Session Information
09 SES 08 A, Modelling Longitudinal and Trend Data (part 2)
Symposium, Continued from 09 SES 07 A
Contribution
The Trends in International Mathematics and Science Study (TIMSS) measures trends in mathematics and science achievement of fourth- and eighth-grade students. TIMSS was first administered in 1995 and has been repeated every four years since then. Most recently, TIMSS 2007 was conducted in 60 countries, including 22 European countries. Measuring trends over time in student achievement while keeping the assessment relevant in a continuously evolving educational environment is a challenging endeavor requiring sophisticated statistical methods.
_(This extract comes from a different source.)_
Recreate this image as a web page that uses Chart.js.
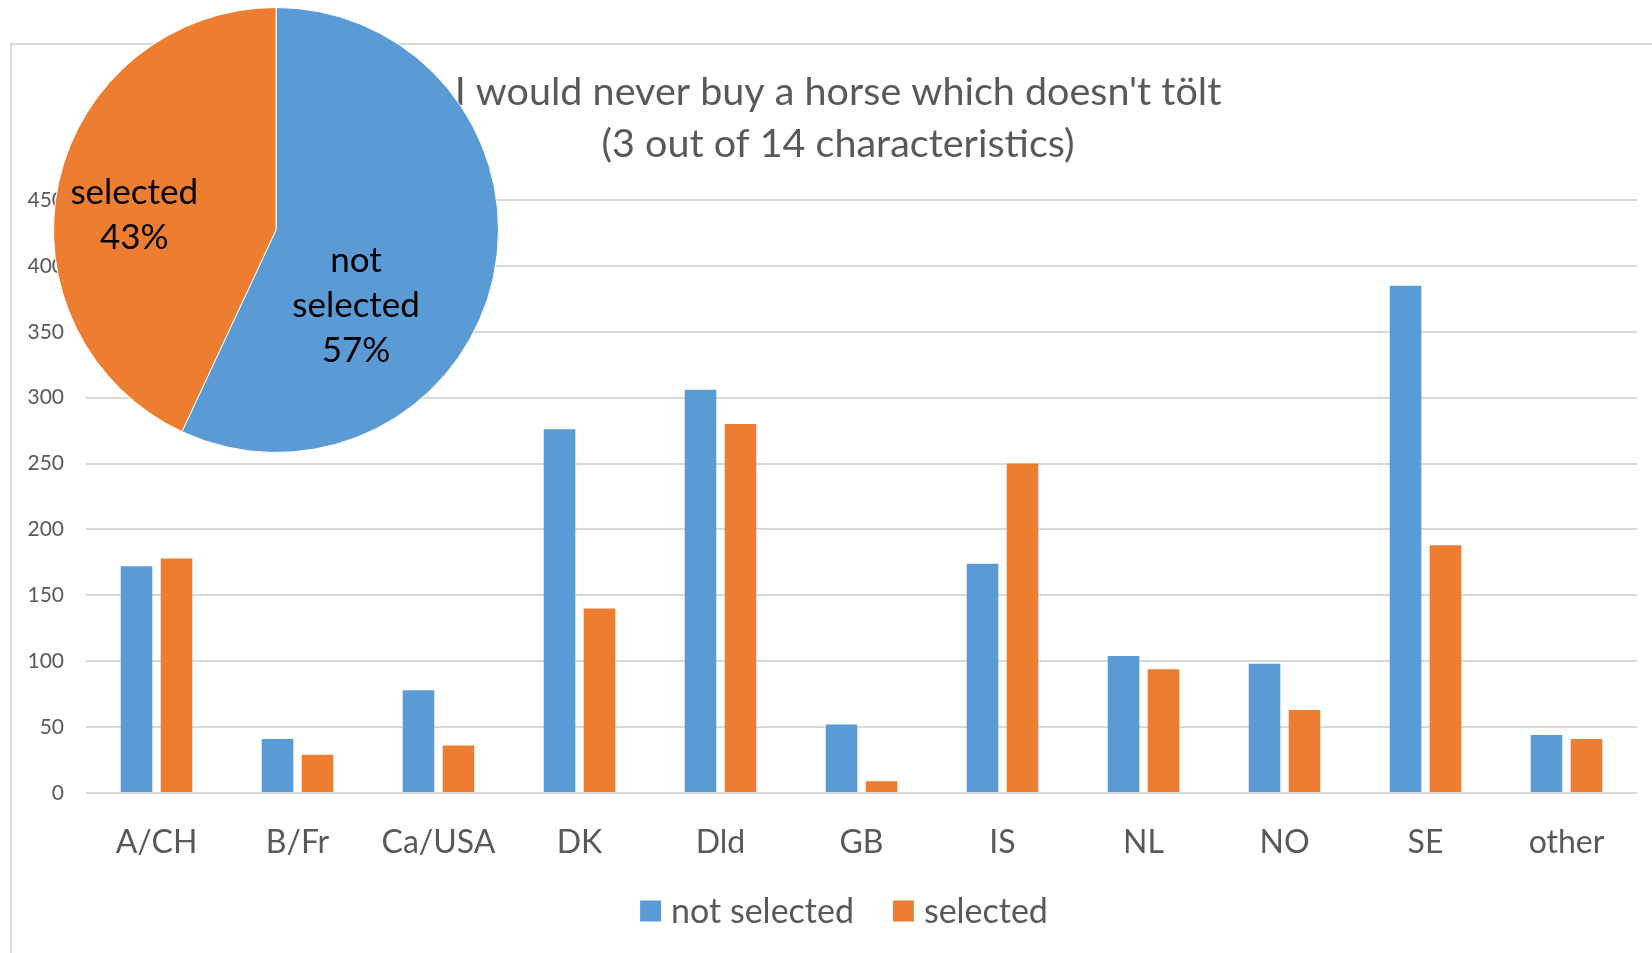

To report mathematics and science achievement for student populations, TIMSS uses item response theory scaling together with conditioning and multiple imputation methodology. This paper describes the concurrent calibration scaling methodology (Foy, Galia, & Li, 2008) used by TIMSS to link successive assessments to a common scale, enabling the measurement of growth or decline in student achievement over time. An important feature of the TIMSS 2007 assessment was a change in the data collection design (Mullis, et al., 2005) necessitating the implementation of an additional “bridging component” to link the 2003 and 2007 assessments. This paper describes the design and implementation of the bridging study, and the steps taken to use the bridging data to establish the link between the 2003 and 2007 assessments.